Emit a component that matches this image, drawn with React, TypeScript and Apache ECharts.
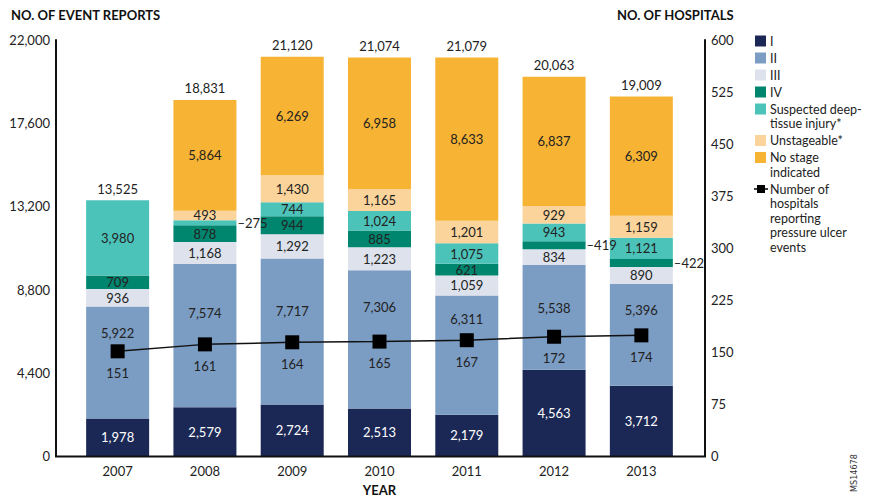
import React, { useEffect, useRef } from "react";
import * as echarts from "echarts";

const years = ["2007", "2008", "2009", "2010", "2011", "2012", "2013"];
const stageI = [1978, 2579, 2724, 2513, 2179, 4563, 3712];
const stageII = [5922, 7574, 7717, 7306, 6311, 5538, 5396];
const stageIII = [936, 1168, 1292, 1223, 1059, 834, 890];
const stageIV = [709, 878, 944, 885, 621, 419, 422];
const deepTissue = [3980, 275, 744, 1024, 1075, 943, 1121];
const unstageable = [0, 493, 1430, 1165, 1201, 929, 1159];
const noStage = [0, 5864, 6269, 6958, 8633, 6837, 6309];
const hospitals = [151, 161, 164, 165, 167, 172, 174];

const seriesNames = [
  "I",
  "II",
  "III",
  "IV",
  "Suspected deep-tissue injury*",
  "Unstageable*",
  "No stage indicated",
  "Number of hospitals reporting pressure ulcer events",
];
const legendLabels = [
  "I",
  "II",
  "III",
  "IV",
  "Suspected deep-\ntissue injury*",
  "Unstageable*",
  "No stage\nindicated",
  "Number of\nhospitals\nreporting\npressure ulcer\nevents",
];
const colors = ["#1b2856", "#7b9cc3", "#dde2ec", "#00866f", "#4cc3b9", "#fad49b", "#f7b334"];
// [series index, year index] of labels drawn beside the bar
const outsideLabels = [
  [4, 1],
  [3, 5],
  [3, 6],
];
// vertical label shift (px) for stage II labels, kept clear of the line markers
const stageIILabelShift = [-30, -23, -21, -32, -36, -9, -25];

const FONT = "Lato";
const fmt = (v: number) => v.toLocaleString("en-US");

export default function App() {
  const ref = useRef<HTMLDivElement>(null);
  useEffect(() => {
    if (!ref.current) return;
    const chart = echarts.init(ref.current, null, { renderer: "svg" });
    const stacks = [stageI, stageII, stageIII, stageIV, deepTissue, unstageable, noStage];
    const totals = years.map((_, i) => stacks.reduce((s, a) => s + a[i], 0));

    const barSeries: any[] = stacks.map((arr, si) => ({
      type: "bar",
      name: seriesNames[si],
      stack: "reports",
      barWidth: 63,
      itemStyle: { color: colors[si] },
      label: {
        show: true,
        position: "inside",
        color: si === 0 ? "#ffffff" : "#222222",
        fontSize: 13,
        fontFamily: FONT,
        formatter: (p: any) => (p.value ? fmt(p.value) : ""),
      },
      data: arr.map((v, i) => {
        const out = outsideLabels.some(([s, k]) => s === si && k === i);
        if (out) {
          return {
            value: v,
            label: { position: "right", distance: 1, color: "#222222", formatter: "–" + fmt(v) },
          };
        }
        if (si === 1) {
          return { value: v, label: { offset: [0, stageIILabelShift[i]] } };
        }
        return v;
      }),
    }));

    barSeries.push({
      type: "bar",
      name: "total",
      stack: "reports",
      barWidth: 63,
      itemStyle: { color: "transparent" },
      data: totals.map(() => 0),
      label: {
        show: true,
        position: "top",
        distance: 5,
        color: "#222222",
        fontSize: 13,
        fontFamily: FONT,
        formatter: (p: any) => fmt(totals[p.dataIndex]),
      },
    });

    barSeries.push({
      type: "line",
      name: seriesNames[7],
      yAxisIndex: 1,
      data: hospitals,
      symbol: "rect",
      symbolSize: 14,
      z: 10,
      lineStyle: { color: "#111111", width: 1.5 },
      itemStyle: { color: "#000000" },
      label: {
        show: true,
        position: "bottom",
        distance: 8,
        color: "#222222",
        fontSize: 13,
        fontFamily: FONT,
      },
    });

    // legend drawn as graphic items
    const legendGraphics: any[] = [];
    let cy = 41;
    legendLabels.forEach((lab, i) => {
      const lines = lab.split("\n").length;
      if (i < 7) {
        legendGraphics.push({
          type: "rect",
          shape: { x: 755, y: cy - 5.5, width: 11, height: 11 },
          style: { fill: colors[i] },
        });
      } else {
        legendGraphics.push({
          type: "line",
          shape: { x1: 754, y1: cy, x2: 768, y2: cy },
          style: { stroke: "#000", lineWidth: 1.5 },
        });
        legendGraphics.push({
          type: "rect",
          shape: { x: 757, y: cy - 4, width: 8, height: 8 },
          style: { fill: "#000" },
        });
      }
      legendGraphics.push({
        type: "text",
        x: 770,
        y: cy - 7.25,
        style: {
          text: lab,
          fill: "#222222",
          font: `12.5px ${FONT}`,
          lineHeight: 14.5,
          verticalAlign: "top",
        },
      });
      cy += 17 + (lines - 1) * 14.5;
    });

    chart.setOption({
      animation: false,
      textStyle: { fontFamily: FONT },
      grid: { left: 74, right: 185, top: 40, bottom: 46 },
      xAxis: {
        type: "category",
        data: years,
        axisLine: { show: false },
        axisTick: { show: false },
        axisLabel: { color: "#222222", fontSize: 13, fontFamily: FONT, margin: 8 },
        name: "YEAR",
        nameLocation: "middle",
        nameGap: 27,
        nameTextStyle: { color: "#111111", fontSize: 13, fontWeight: "bold", fontFamily: FONT },
      },
      yAxis: [
        {
          type: "value",
          min: 0,
          max: 22000,
          interval: 4400,
          offset: 18,
          axisLine: { show: true, lineStyle: { color: "#111111", width: 2 } },
          axisTick: { show: false },
          splitLine: { show: false },
          axisLabel: {
            color: "#222222",
            fontSize: 13,
            fontFamily: FONT,
            margin: 6,
            formatter: (v: number) => fmt(v),
          },
        },
        {
          type: "value",
          min: 0,
          max: 600,
          interval: 75,
          offset: 20,
          position: "right",
          axisLine: { show: true, lineStyle: { color: "#111111", width: 2 } },
          axisTick: { show: false },
          splitLine: { show: false },
          axisLabel: { color: "#222222", fontSize: 13, fontFamily: FONT, margin: 6 },
        },
      ],
      series: barSeries,
      graphic: [
        {
          type: "line",
          shape: { x1: 55, y1: 456.5, x2: 706, y2: 456.5 },
          style: { stroke: "#111111", lineWidth: 2 },
          z: 5,
        },
        {
          type: "text",
          x: 11,
          y: 8,
          style: { text: "NO. OF EVENT REPORTS", fill: "#111111", font: `bold 13px ${FONT}` },
        },
        {
          type: "text",
          x: 617,
          y: 8,
          style: { text: "NO. OF HOSPITALS", fill: "#111111", font: `bold 13px ${FONT}` },
        },
        {
          type: "text",
          x: 849,
          y: 492,
          rotation: Math.PI / 2,
          style: {
            text: "MS14678",
            fill: "#333333",
            font: `9px 'Liberation Sans Narrow', 'DejaVu Sans Condensed', sans-serif`,
          },
        },
        ...legendGraphics,
      ],
    });
    return () => chart.dispose();
  }, []);
  return (
    <div
      ref={ref}
      style={{ position: "absolute", left: 0, top: 0, width: 870, height: 502, background: "#fff" }}
    />
  );
}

-.-.-

WHAT YOU SHOULD DO:
Leave out the pictures. Transcribe only the lines above, from the first through the one that contains "import * as".

RESPONSE:
Emit a component that matches this image, drawn with React, TypeScript and Apache ECharts.
import React, { useEffect, useRef } from "react";
import * as echarts from "echarts";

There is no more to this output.